Saturday, 12 November 2016

The Old Country

In February 1985 I returned to England after five years away living in India. In those days of my relative youth five years felt a lot longer than they do today. Now they don't seem much at all. But back then it seemed an age since I had last been in England and, as I drove west from London to my parents' house, the countryside appeared quite new. It was early morning. The sun had just risen and there was a thickish frost lying on the ground. You can imagine the contrast to the heat and strong colours of the subcontinent. Part of me did feel as though I had come home but, on another level, it was as if I had entered a magical kingdom, one that was familiar yet otherworldly. The dawn sunlight on the frosty fields added to that feeling and so did the fact that since I had left England my parents had moved from the suburbs of London to an 18th century house in Wiltshire so what I was seeing now as we drove through the country really was different to what I had left. It was England but not the one I had known. A rural rather than urban place with very little of the artificiality and dead soul quality of the modern environment. There is a timeless quality to the Wiltshire countryside, and one can quite easily imagine it as it was in prehistoric or Neolithic times.

This was a feeling I was often to have in the next month or so. I had no immediate plans so, while I was sorting out what to do, I stayed with my parents in their house which was just outside the small town of Calne. This is very close to a number of ancient English sites of which the best known is Avebury around 8 miles away. Avebury is part of a complex that includes Silbury Hill and West Kennet Long Barrow, and I visited all these places many times then. They are tourist sites now but they still have a strangeness that speaks of a different sort of consciousness to the one possessed by 20th and 21st century man. We struggle to define it but it was probably based on a sense of the immanence of nature. Nature to early human beings was alive. There were spirits in everything and the whole world was perceived as a manifestation of creative energy. Whether they had an idea of a transcendent Creator is another matter. Probably they did, and he was perhaps associated with the sun, but I imagine their principal spiritual focus was on the spirits they could perceive in some way in the natural world.  I have the idea that at major festivals these spirits would appear more fully to them, drawn by the concentrated group aspiration of the tribe. Avebury was obviously a major centre for this kind of spirit worship, though communion might be a better way of describing what went on, and it is not mere fancy to claim that one can still detect distant echoes of this at the site. The rough and weathered stones perhaps carry within them a memory of the remote past that a sympathetic imagination can respond to.

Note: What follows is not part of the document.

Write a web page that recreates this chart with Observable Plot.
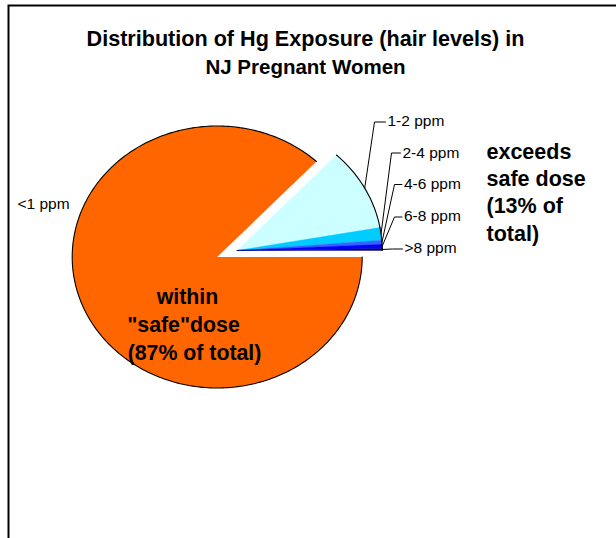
<!DOCTYPE html>
<html><head><meta charset="utf-8">
<script src="https://cdn.jsdelivr.net/npm/d3@7"></script>
<script src="https://cdn.jsdelivr.net/npm/@observablehq/plot@0.6"></script>
<style>html,body{margin:0;padding:0;background:#fff}</style>
</head><body><div id="chart"></div>
<script>
// ---- data ----
const categories = ["<1 ppm", "1-2 ppm", "2-4 ppm", "4-6 ppm", "6-8 ppm", ">8 ppm"];
const shares = [87.0, 10.2, 1.55, 0.5, 0.5, 0.25]; // percent of women
const sliceColors = ["#FF6600", "#CCFFFF", "#00CCFF", "#3366FF", "#0000FF", "#000080"];
const explodedFlags = [false, true, true, true, true, true];
const titleLines = ["Distribution of Hg Exposure (hair levels) in", "NJ Pregnant Women"];
const exceedsLines = ["exceeds", "safe dose", "(13% of", "total)"];
const withinLines = ["within", "\"safe\"dose", "(87% of total)"];

// ---- layout ----
const W = 616, H = 538;
const PIE = {cx: 216.7, cy: 256.5, rx: 145, ry: 131, dx: 20, dy: -6.5};
const LABEL_LAYOUT = [
  {x: 17, y: 203.5, elbow: null},
  {x: 387, y: 120.5, elbow: [374, 121.5]},
  {x: 402, y: 152.5, elbow: [391, 152.5]},
  {x: 403.5, y: 184, elbow: [394, 184]},
  {x: 403.5, y: 216, elbow: [394, 216.5]},
  {x: 404, y: 248, elbow: [392, 248.5]}
];
const TITLE_LAYOUT = {x: 305, y0: 39, step: 28, size: [21.6, 20.5]};
const EXCEEDS_LAYOUT = {x: 486, y0: 151.5, step: 27.3, size: 21.5};
const WITHIN_LAYOUT = {x: [187, 183, 194], y0: 297, step: 28, size: 21.3};
const FONT = "Liberation Sans, Arial, Helvetica, sans-serif";

// ---- geometry from data ----
const total = d3.sum(shares);
let acc = 0;
const slices = categories.map((c, i) => {
  const t0 = acc / total * 2 * Math.PI;
  acc += shares[i];
  const t1 = acc / total * 2 * Math.PI;
  return {c, i, t0, t1, ox: explodedFlags[i] ? PIE.dx : 0, oy: explodedFlags[i] ? PIE.dy : 0, color: sliceColors[i]};
});
const pt = (s, t) => ({slice: s.c, x: PIE.cx + s.ox + PIE.rx * Math.cos(t), y: PIE.cy + s.oy + PIE.ry * Math.sin(t)});
function arcPts(s) {
  const n = Math.max(3, Math.ceil((s.t1 - s.t0) / (2 * Math.PI) * 360));
  return d3.range(n + 1).map(k => pt(s, s.t0 + (s.t1 - s.t0) * k / n));
}
function wedgePts(s) {
  const apex = {slice: s.c, x: PIE.cx + s.ox, y: PIE.cy + s.oy};
  return [apex, ...arcPts(s), apex];
}

const leaders = [];
slices.forEach((s, i) => {
  const L = LABEL_LAYOUT[i];
  if (!L.elbow) return;
  const m = pt(s, (s.t0 + s.t1) / 2);
  leaders.push(m, {slice: s.c, x: L.elbow[0], y: L.elbow[1]}, {slice: s.c, x: L.x - 2, y: L.elbow[1]});
});

const labelRows = categories.map((c, i) => ({c, x: LABEL_LAYOUT[i].x, y: LABEL_LAYOUT[i].y}));
const titleRows = titleLines.map((t, i) => ({t, x: TITLE_LAYOUT.x, y: TITLE_LAYOUT.y0 + i * TITLE_LAYOUT.step, s: TITLE_LAYOUT.size[i]}));
const exceedsRows = exceedsLines.map((t, i) => ({t, x: EXCEEDS_LAYOUT.x, y: EXCEEDS_LAYOUT.y0 + i * EXCEEDS_LAYOUT.step}));
const withinRows = withinLines.map((t, i) => ({t, x: WITHIN_LAYOUT.x[i], y: WITHIN_LAYOUT.y0 + i * WITHIN_LAYOUT.step}));

const marks = [
  Plot.frame({insetLeft: 8, insetTop: 5, insetRight: -10, insetBottom: -10, stroke: "#000", strokeWidth: 2}),
  ...slices.map(s => Plot.line(wedgePts(s), {x: "x", y: "y", fill: s.color, stroke: s.i === 0 ? "none" : s.color, strokeWidth: 0.4, curve: "linear"})),
  ...slices.map(s => Plot.line(arcPts(s), {x: "x", y: "y", stroke: "#000", strokeWidth: 1.1})),
  Plot.line(leaders, {x: "x", y: "y", z: "slice", stroke: "#000", strokeWidth: 1}),
  Plot.text(labelRows, {x: "x", y: "y", text: "c", textAnchor: "start", fontSize: 15.5, fill: "#000"}),
  Plot.text(titleRows, {x: "x", y: "y", text: "t", textAnchor: "middle", fontSize: "s", fontWeight: "bold", fill: "#000"}),
  Plot.text(exceedsRows, {x: "x", y: "y", text: "t", textAnchor: "start", fontSize: EXCEEDS_LAYOUT.size, fontWeight: "bold", fill: "#000"}),
  Plot.text(withinRows, {x: "x", y: "y", text: "t", textAnchor: "middle", fontSize: WITHIN_LAYOUT.size, fontWeight: "bold", fill: "#000"})
];

const chart = Plot.plot({
  width: W, height: H,
  margin: 0,
  style: {fontFamily: FONT, background: "#fff"},
  x: {domain: [0, W], range: [0, W], axis: null},
  y: {domain: [0, H], range: [0, H], axis: null},
  marks
});
document.getElementById("chart").appendChild(chart);
</script>
</body></html>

This all took place a long time ago. Human consciousness has moved on since then as our sense of a personal self has crystallised and we have a more intellectual approach to reality. This is both a loss and a gain. The loss can be keenly felt by the sensitive soul and we are reminded of it when we visit sites like Avebury. We have lost the sense of participation in nature, the felt sense of oneness. But this loss is also a gain as we become more active agents in life. This has been the path followed over the last few thousand years and it has reached something like a peak today which explains, in part, the widespread feelings of alienation. Now we have the task of moving into a new consciousness that combines the best of both worlds, an active rather than a passive union with life in which both individuality and oneness are preserved and, in fact, made stronger. We cannot retreat to the past though many try to. We cannot rest in the present though most of us appear to want to do so. We must forge ahead into the future which requires fully embracing a spiritual world view, preferably focused on Christ who is the best exemplar of the higher state, while retaining the fruits of our developed individuality and mind. This will eventually make us full participants in life and even co creators with God.


In Wiltshire, and no doubt elsewhere but it is powerfully felt here, there remains a strong sense of the old country and the old ways. We can be inspired by this, refreshed by it in the godless world of today, but we should not try to recapture it as it was then. Life moves on and the law of life is growth. It would be just as mistaken to try to go back to the early days of human consciousness as it would be for a grown up to try to return to childhood. And yet we should also remember that "unless you change, and become as little children, you shall not enter into the kingdom of heaven". The future consciousness of man should build on the past but not imitate it. It must include but go beyond oneness with nature to reach a conscious sense of true spiritual understanding which is as different from the passive awareness of the past as the mind of Christ is to that of Adam. For Adam represents primeval man when he was one with creation, or part of it, but Christ demonstrates a true and fully self-conscious oneness with the Creator, an individual union with the Father in which the keynote is love.